Yes. God alone could produce either a man from the slime of the earth, or a woman from the rib of man, because God alone, the Author of nature, can produce an effect into existence outside the ordinary course of nature.
Solus Deus potuit vel virum de limo terrae, vel mulierem de costa viri formare, quia solus Deus, qui est naturae institutor, potest praeter naturae ordinem res in esse producere.
The natural generation of every species is from some determinate matter.
Uniuscuiusque speciei generatio naturalis est ex determinata materia.
As Augustine says (Gen. ad lit. ix, 15), we do not know whether the angels were employed by God in the formation of the woman; but it is certain that, as the body of man was not formed by the angels from the slime of the earth, so neither was the body of the woman formed by them from the man's rib.
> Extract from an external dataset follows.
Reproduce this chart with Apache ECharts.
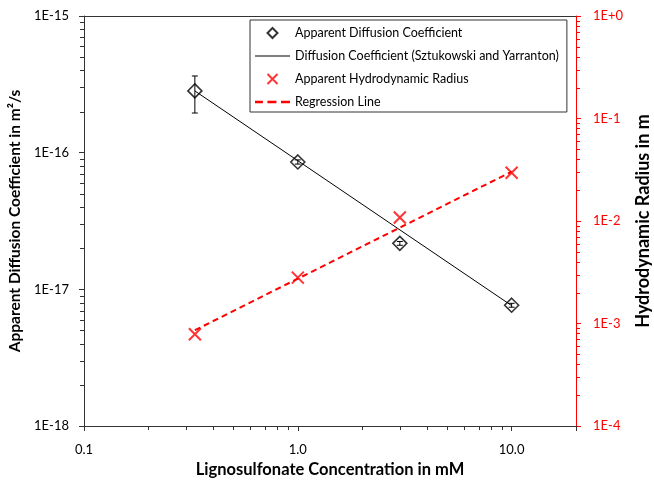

Sicut Augustinus dicit IX super Gen. ad Litt., an ministerium Angeli exhibuerint Deo in formatione mulieris, nescimus; certum tamen est quod, sicut corpus viri de limo non fuit formatum per Angelos, ita nec corpus mulieris de costa viri.
The woman's body was produced in its causal aspects among the first created works, as Augustine says (Gen. ad lit. ix, 15).
Sed secundum causales rationes corpus mulieris in primis operibus productum fuit, ut Augustinus dicit IX super Gen. ad Litt.
As Augustine says (Gen. ad lit. ix, 18): "The first creation of things did not demand that woman should be made thus; it made it possible for her to be thus made." Therefore the body of the woman did indeed pre-exist in these causal virtues, in the things first created: not as regards active potentiality, but as regards a potentiality passive in relation to the active potentiality of the Creator.
Sicut Augustinus in eodem libro dicit, "non habuit prima rerum conditio ut femina omnino sic fieret; sed tantum hoc habuit, ut sic fieri posset." Et ideo secundum causales rationes praeexsisit corpus mulieris in primis operibus: non secundum potentiam activam, sed secundum potentiam passivam tantum, in ordine ad potentiam activam creatoris.